Today is just another day of emptiness. today i feel like im loosing all hope in this world and what my life means. I have been diagnosed with depression 1 year ago and have been combating it since.
I was doing well, facing and overcoming my fears and problems, getting back to a normal daily routine. Then i didnt make the grade to go back to uni this year. no big deal for 'normal' people but i just couldnt feel like everything was going to be ok like i kept telling myself it would be. I left my job because i couldnt take it any more with the anxiety disorder i had due to a bullying manager and they wouldnt let me take a few weeks off after my nan and uncle had died so i left. so now im stuck at home, all day everyday, trapped. my boyfriend has my car to go to work and i have nothing. I cant get out of bed again, im not eating properly again just snacking, which is pilling the weight on even more.
i feel like im sprialling backwards not forwards! i really have had enough, im a prisoner in my own home which is filthy because im too stressed to clean it up and my boyfriend too lazy to help me!
I constantly tell him how he could be doing more to help me break this cycle i had and try and get up at a normal hour but i dont cos i cant sleep and he stays up all nite playing games or watching tv, I then feel incredibly guilty that i blame him for this when its my problem. then my head stars spinning out of control and the problems mount up until i am at the bottom of a very dark hole.
i just want to cry and loose myself but i cant do that i know i need to pick myself up but i just dont know if i have the energy or strength to do that.
i feel my life has lost all meaning and having lost a sense of my completely looney family who play games on one another i feel a complete mess.
i am the outsider in my family the black sheep and i have heard the horrible things my parents say about me to the other members of my family behind my back but i cant let them go. i no i need to cut them out of my life but i just dont know how!
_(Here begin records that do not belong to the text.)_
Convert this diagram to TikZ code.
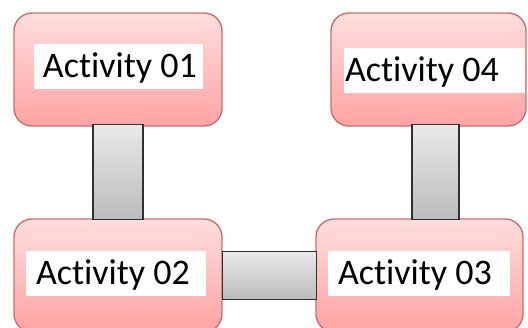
\documentclass[tikz,border=0pt]{standalone}
\usepackage{fontspec}
\setmainfont{Carlito}[Ligatures=NoCommon]
\newcommand{\lbltext}[3]{\makebox[#1][l]{\hspace*{#2}#3}}
\begin{document}
\begin{tikzpicture}[x=1pt,y=-1pt,
  act/.style={draw=actedge, line width=1.4pt, rounded corners=18pt,
    top color=acttop, bottom color=actbot, minimum width=208pt, minimum height=113pt, inner sep=0pt},
  lbl/.style={fill=white, inner sep=0pt, minimum height=45pt,
    font=\fontsize{36}{40}\selectfont, text=black, text height=26pt, text depth=4pt},
  link/.style={draw=linkedge, line width=1.5pt, top color=linktop, bottom color=linkbot}]
\definecolor{actedge}{HTML}{CC6E6E}
\definecolor{acttop}{HTML}{FFDEDE}
\definecolor{actbot}{HTML}{FFA3A3}
\definecolor{linkedge}{HTML}{303030}
\definecolor{linktop}{HTML}{E9E9E9}
\definecolor{linkbot}{HTML}{BCBCBC}
\useasboundingbox (0,0) rectangle (528,327);
\clip (0,0) rectangle (528,327);

% activity boxes
\node[act] (b1) at (118,69.5) {};
\node[act, minimum width=195pt] (b4) at (428.5,69.5) {};
\node[act] (b2) at (118,275.5) {};
\node[act, minimum width=207pt] (b3) at (419.5,275.5) {};

% labels
\node[lbl] (t1) at (118.5,66.5) {\lbltext{169pt}{9pt}{Activity 01}};
\node[lbl] (t4) at (434.5,70.5) {\lbltext{181pt}{1pt}{Activity 04}};
\node[lbl] (t2) at (116,273) {\lbltext{180pt}{10pt}{Activity 02}};
\node[lbl] (t3) at (419,273) {\lbltext{182pt}{10pt}{Activity 03}};

% connecting bars
\draw[link] ([xshift=-25pt,yshift=2pt]b1.south) rectangle ([xshift=25pt,yshift=-1pt]b2.north);
\draw[link] ([xshift=-16.5pt,yshift=2pt]b4.south) rectangle ([xshift=30.5pt,yshift=-1pt]b4.south |- b3.north);
\draw[link] ([yshift=24pt]b2.east) rectangle ([yshift=-24pt,xshift=1pt]b3.west |- b2.east);
\end{tikzpicture}
\end{document}
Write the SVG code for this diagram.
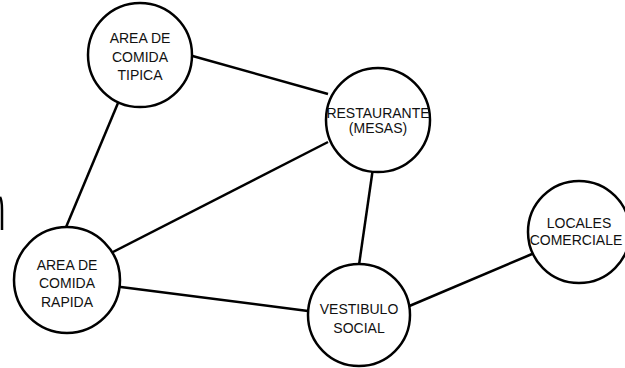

if anyone out there knows how i feel i would love to talk to you or just to find your blog and read it so i know what you felt and went through. i just feel so completely isolated and like everything i have done to get back on track has been a waste of time and effort.
now to do the thing i hate most but it just feels like its the only thing to do – and that is eat chocolate and stuff my face with crap. then feel terribly guilty about it after and make things worse. i will deal with those feelings later.
You may read my profile and see I have suffered from depression since I was a young girl and I have no one in my family right now. Remember this, they say that the people that hurt you are the ones that love you, I say let them talk because they are letting someone else alone. If you want to get back into things try getting up in the morning and taking your boyfriend to work and go looking for a new job. It will be hard at first be you have to believe in yourself. This year for me has been a major roller coaster ride and I am hoping, no I will start getting it to slow down once I get into my new apartment on monday but I will be lost without the internet till I could get it hooked up. If you want to talk, I will listen and answer but will be down starting monday until I can get the internet back up or if I can fine a place close to me where I can get it. Don't worry we all have those days in eating all kinds of goodies and putting it on but it is so much harder to get it off. Take care of yourself and don't worry about any one else, that is what I was taught from my doc and I am trying to keep that in my mind no I will keep that in my mind. Keep a positive mind and you will do it. God be with you.